It is one of politics’ ironies: ACT has got itself into the ministry just as its credo comes under heavy assault.
ACT carries the neoliberal (or neoclassical) banner: lower taxes, less government, lighter regulation, a reverence for markets and a belief that almost invariably individual and private enterprise produces better results than collective enterprise.
The ACT credo assumes that there is one right way to organise the political economy.
Marxists claimed such a truth: history was to end with the “dictatorship of the proletariat”, a classless society in which each would contribute according to ability and each would receive according to desserts.
Francis Fukuyama asked in the early 1990s if the end of history had been reached in the triumph of liberal capitalist democracy.
Actual history, however, keeps going on. For every “end of history” there is a beginning.
In 1960 Daniel Bell in The End of Ideology argued that the great ideologies of the twentieth century had lost their grip. Just then Milton Friedman published his monetarist and market-oriented ideas which formed the base of the neoliberal ideological wave. Just when Fukuyama was positing the liberal democratic triumph, with neoliberal economics at its heart, Paul Romer began expounding a “new growth theory”.
New growth theory identifies new ideas, rather than institutional organisation and settings, as the driver of development. It says, as later formulated by Dani Rodrik, that market forces and private entrepreneurship are in the driving seat but governments are also needed, in a strategic and coordinating role. And there is no immutably right form or size of government.
In addition, in this decade behavioural economics has challenged the neoliberal presumption that people make rational economic decisions. Behavioural analysis applies psychology and sociology to say they don’t — or don’t always. If they did, there would be no housing and asset bubbles.
These analytical frameworks have their own critics. But to regular folk — including politicians — right now, in the grip of the credit-crunch recession, they sound more plausible than the neoliberal mantra of self-regulating free markets. Self-non-regulation was the raising agent in the cake the financial wizards baked that went flat when it came out of the oven.

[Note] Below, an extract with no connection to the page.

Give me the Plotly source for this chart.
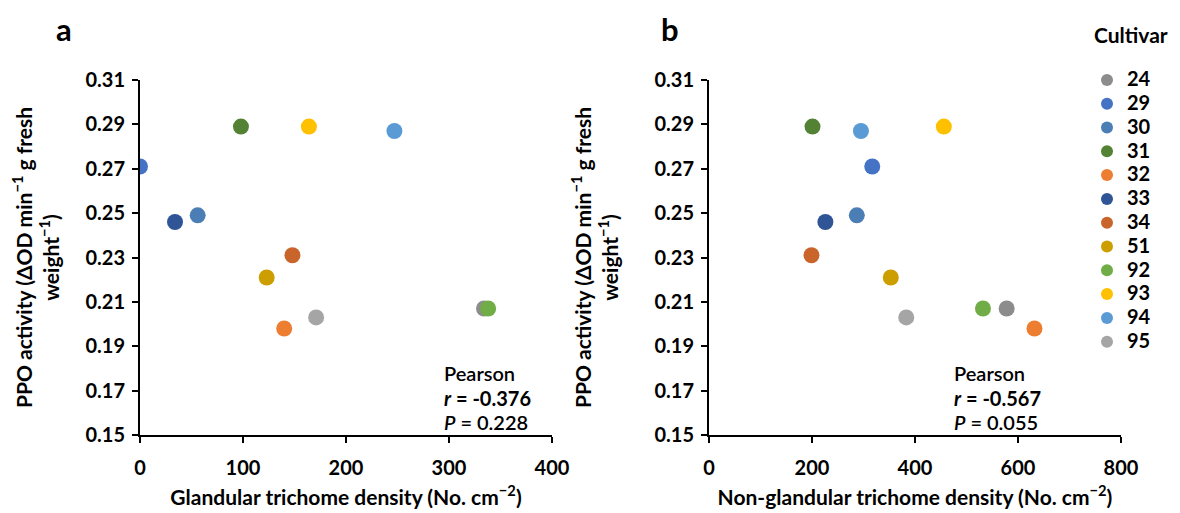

Even neoliberal disciples and advocates in governments have been bailing out and nationalising banks in the resultant desperate scramble. The mood now is to regulate — for the government to get bigger and more intrusive.
Australian Prime Minister Kevin Rudd got blunt about it. In a 7000-word essay he wrote that “the great neoliberal experiment of the past 30 years has failed. It falls to social democracy to prevent liberal capitalism from cannibalising itself.” Rudd backed “open markets” but said they must be “properly regulated … so as to prevent extreme reactions from the far left or the far right taking hold”.
The National party would not use those words. But under John Key it has made it clear that it does not subscribe to ACT’s economic ideology.
None of this spells policy triumph for Rodney Hide at his post-election conference mid-March.
Of course, he got five MPs compared with just two in 2005. One of them is Sir Roger Douglas, ACT’s patron saint. And he got a review of the emissions trading scheme, private-sector-led reviews of government department books and a commitment to advance legislation to apply benefit-cost analysis to new laws and regulations.
Those commitments fit National’s aim to reduce the cost of doing business and get tighter value for money from spending taxpayer dollars. They are also consistent with neoliberal policy. So at the margin Hide is advancing the cause.
As a result Hide can say to his conference flock that he is taking small steps in the right direction and that small steps are better than no steps. But is that enough? What do those small steps count if the government is also taking big steps in the opposite direction, with heavy spending and tax cuts building a big budget deficit alongside the retention of many of the former government’s initiatives abhorred by neoliberals?
Hide’s risk is that, by shacking up with Key and Co, he will disappoint his party and his voters and lose seats in the 2011 election.
So what can he take to his conference? First, his impressive populist skills, which got him Epsom (and some law and order votes) and keep him in the news. And second those small steps.
And a promise of more to come. That’s what ideologies come to in the end: a promise.